"A string of crises stretching back more than a decade has rendered Guinea-Bissau one of the most fragile states in Africa," according to the Special Report.
"Exploiting this volatility," the report says, "trafficking networks have co-opted key political and military leaders and transformed Guinea-Bissau into a hub for illicit commerce, particularly the multibillion dollar international trade in cocaine. This has directly contributed to instability in Senegal, Guinea, Liberia, Mali, Mauritania, Nigeria, and elsewhere in Africa."
Over the past decade, interdiction efforts in the Americas coupled with strong market forces in Europe have resulted in a growing transit of cocaine and other narcotics from Latin America across the Atlantic to West Africa and then into Europe.

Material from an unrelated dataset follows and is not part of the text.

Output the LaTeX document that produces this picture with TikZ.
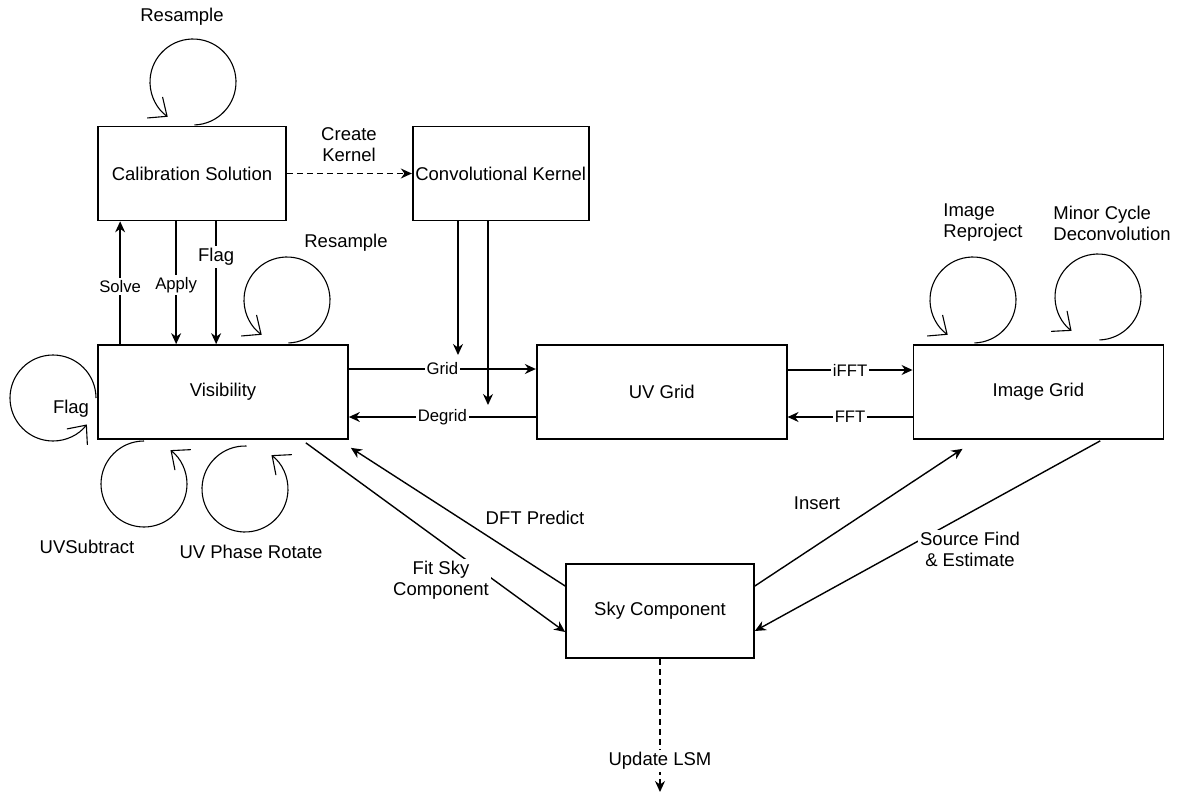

The report identifies three inter-woven trends that have contributed significantly to Guinea-Bissau's crises:
First, a significant deterioration in civil-military relations over the last decade has led to increased political meddling by military officers, fragmentation within the security forces, and a sharp decline in military professionalism, according to the report. "The expanding politicization of the armed forces has upended Guinea-Bissau's weak system of institutional checks and balances as well as the more formidable but unofficial balance of power among different groupings of influential elites," said the report.

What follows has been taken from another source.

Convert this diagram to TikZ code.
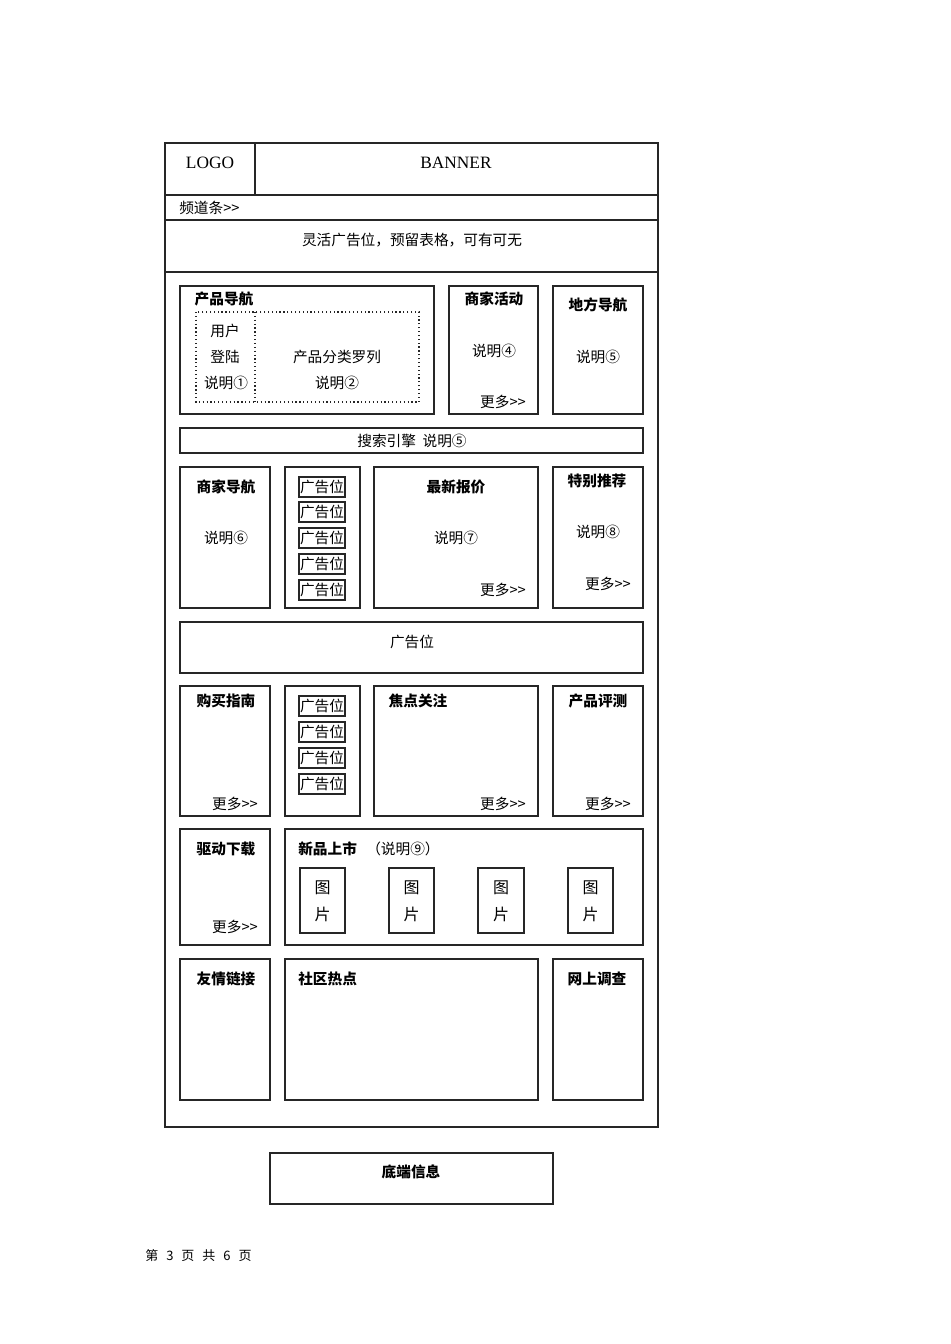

Second, a disproportionate concentration of power residing in the presidency has led to intense and oftentimes unproductive competition for control over the Office of the President. "Individuals aligned with president gain access to financial opportunities and career advances unavailable to the general population," said the report. "Outsiders are also subject to intimidation and arbitrary application of the law."

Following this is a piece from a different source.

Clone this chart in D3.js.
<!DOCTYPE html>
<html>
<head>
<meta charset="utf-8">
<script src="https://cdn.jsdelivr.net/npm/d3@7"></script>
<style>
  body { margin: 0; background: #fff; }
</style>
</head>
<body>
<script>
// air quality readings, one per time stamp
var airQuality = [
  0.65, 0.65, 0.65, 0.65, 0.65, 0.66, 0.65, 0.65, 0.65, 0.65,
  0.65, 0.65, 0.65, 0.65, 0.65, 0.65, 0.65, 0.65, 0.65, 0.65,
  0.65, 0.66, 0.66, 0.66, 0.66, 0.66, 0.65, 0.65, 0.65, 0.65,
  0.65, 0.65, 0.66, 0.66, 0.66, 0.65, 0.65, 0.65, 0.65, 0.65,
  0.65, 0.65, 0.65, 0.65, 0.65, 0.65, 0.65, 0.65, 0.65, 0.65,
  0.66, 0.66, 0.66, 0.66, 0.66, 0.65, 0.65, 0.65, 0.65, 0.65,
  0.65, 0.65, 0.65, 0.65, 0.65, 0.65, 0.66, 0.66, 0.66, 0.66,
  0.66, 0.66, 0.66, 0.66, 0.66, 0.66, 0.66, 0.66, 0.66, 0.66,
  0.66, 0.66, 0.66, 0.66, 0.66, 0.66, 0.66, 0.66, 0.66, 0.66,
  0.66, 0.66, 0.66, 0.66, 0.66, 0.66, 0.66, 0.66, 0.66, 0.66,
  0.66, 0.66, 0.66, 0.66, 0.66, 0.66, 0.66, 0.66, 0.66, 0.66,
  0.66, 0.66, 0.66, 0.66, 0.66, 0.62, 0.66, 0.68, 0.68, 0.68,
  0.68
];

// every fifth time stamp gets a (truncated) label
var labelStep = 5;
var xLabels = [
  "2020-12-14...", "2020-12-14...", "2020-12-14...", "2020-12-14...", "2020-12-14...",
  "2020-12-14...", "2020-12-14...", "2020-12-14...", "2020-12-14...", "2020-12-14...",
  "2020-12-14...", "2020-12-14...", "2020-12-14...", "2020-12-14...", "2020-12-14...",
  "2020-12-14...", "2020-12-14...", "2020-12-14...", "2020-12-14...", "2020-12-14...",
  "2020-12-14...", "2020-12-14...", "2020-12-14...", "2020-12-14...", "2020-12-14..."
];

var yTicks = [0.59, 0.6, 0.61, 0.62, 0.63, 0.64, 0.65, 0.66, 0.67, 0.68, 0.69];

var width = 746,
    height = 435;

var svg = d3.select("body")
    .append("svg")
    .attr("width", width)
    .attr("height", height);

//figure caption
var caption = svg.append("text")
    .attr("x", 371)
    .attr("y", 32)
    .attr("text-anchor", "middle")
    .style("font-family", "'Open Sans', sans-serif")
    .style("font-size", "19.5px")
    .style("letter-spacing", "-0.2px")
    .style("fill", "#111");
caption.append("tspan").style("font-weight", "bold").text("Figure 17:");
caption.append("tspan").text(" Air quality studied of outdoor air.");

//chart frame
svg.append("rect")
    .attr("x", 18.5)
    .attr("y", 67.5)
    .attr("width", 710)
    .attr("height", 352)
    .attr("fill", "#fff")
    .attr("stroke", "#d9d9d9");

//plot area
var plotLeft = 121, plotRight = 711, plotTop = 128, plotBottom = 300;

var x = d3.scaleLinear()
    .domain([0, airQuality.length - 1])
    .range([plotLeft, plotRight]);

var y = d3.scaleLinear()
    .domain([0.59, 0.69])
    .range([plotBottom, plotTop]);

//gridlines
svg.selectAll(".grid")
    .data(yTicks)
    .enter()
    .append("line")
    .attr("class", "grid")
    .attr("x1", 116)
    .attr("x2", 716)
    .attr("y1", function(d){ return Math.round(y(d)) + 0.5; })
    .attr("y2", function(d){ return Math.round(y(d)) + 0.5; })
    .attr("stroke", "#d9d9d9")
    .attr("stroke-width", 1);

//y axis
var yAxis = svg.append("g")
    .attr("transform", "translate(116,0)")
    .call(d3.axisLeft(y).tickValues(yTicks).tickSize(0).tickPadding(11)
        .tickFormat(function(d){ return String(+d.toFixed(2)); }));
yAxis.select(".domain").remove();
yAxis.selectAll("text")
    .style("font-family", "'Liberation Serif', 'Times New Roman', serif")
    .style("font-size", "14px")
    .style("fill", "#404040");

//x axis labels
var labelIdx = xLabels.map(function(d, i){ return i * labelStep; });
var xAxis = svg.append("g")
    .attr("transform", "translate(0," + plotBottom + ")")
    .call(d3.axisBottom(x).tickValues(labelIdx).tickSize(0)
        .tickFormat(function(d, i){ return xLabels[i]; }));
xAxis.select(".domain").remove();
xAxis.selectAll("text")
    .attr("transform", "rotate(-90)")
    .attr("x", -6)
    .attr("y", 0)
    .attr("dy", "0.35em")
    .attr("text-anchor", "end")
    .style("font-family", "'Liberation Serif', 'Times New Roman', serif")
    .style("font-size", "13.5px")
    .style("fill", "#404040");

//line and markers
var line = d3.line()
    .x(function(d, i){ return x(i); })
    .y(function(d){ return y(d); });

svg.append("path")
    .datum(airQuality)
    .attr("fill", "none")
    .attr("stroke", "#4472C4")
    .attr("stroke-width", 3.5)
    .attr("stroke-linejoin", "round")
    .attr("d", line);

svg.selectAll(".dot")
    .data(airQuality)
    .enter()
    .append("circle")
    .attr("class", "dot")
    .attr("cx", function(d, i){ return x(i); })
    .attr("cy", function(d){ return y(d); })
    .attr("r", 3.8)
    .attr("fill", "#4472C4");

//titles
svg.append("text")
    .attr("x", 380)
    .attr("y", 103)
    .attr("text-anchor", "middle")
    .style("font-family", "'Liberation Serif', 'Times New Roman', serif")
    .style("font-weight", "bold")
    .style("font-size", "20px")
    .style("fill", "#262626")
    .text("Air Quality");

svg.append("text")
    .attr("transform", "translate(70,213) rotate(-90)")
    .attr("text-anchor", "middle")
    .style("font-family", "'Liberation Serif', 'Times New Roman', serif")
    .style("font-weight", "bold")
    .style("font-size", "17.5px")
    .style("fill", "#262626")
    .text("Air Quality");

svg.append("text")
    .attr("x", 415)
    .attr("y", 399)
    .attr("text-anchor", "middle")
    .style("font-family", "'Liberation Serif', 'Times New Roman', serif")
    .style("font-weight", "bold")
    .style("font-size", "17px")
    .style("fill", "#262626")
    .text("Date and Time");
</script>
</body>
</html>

Finally, the rise of the narcotics trade in Guinea-Bissau has exacerbated many of the country's governance problems."Thriving on this volatility, trafficking networks have transformed Guinea-Bissau into a hub for illicit commerce, particularly the multi-billion dollar international trade in cocaine," said the report. "[T]he drug trade has amplified the level of instability in the country and refutes the common assumption that transshipment of drugs-the movement of drugs produced and consumed in other states-has a benign effect on the transited country."
"Drug trafficking has provided both the means and motive to sidestep the state, and it has sparked its own fierce competition. It has weakened the state as a whole, from the inside and out, as institutions are co-opted," said the report. "Through the drug trade, certain senior officials, both in the military and civilian sectors, have been able to amass unprecedented wealth and influence, making them less beholden to the constraints of their offices, other institutions, or the political system."
Meanwhile, emerging ethnic tensions-especially within the military-have complicated the country's cycle of crises. "The rise in ethnic divisions demonstrates how new drivers of instability in Guinea-Bissau rear up as other sources of instability go unresolved," said the report.
The report provides detailed recommendations for how to address Guinea-Bissau's complex challenges. "A more determined stabilization effort is needed to resolve the deep-rooted political fissures in the country," the report said. "These fissures are also multilayered, so multiple tracks of reform must be pursued concomitantly and collaboratively by a broad range of actors at the national and international level. Breaking the country's cycle of crises will require fundamental reforms."
The challenges faced by Guinea-Bissau-and the policies and strategies developed to address those challenges-provide valuable lessons for dealing with the challenges of narco-states emerging elsewhere on the continent. "As evidence of heroin, cocaine, and amphetamine trafficking expands in Kenya, Mozambique, Nigeria, Mali, Ghana, South Africa, and other African states, lessons from Guinea-Bissau hold important insights for what appears to be a worsening problem across the continent," the report concludes.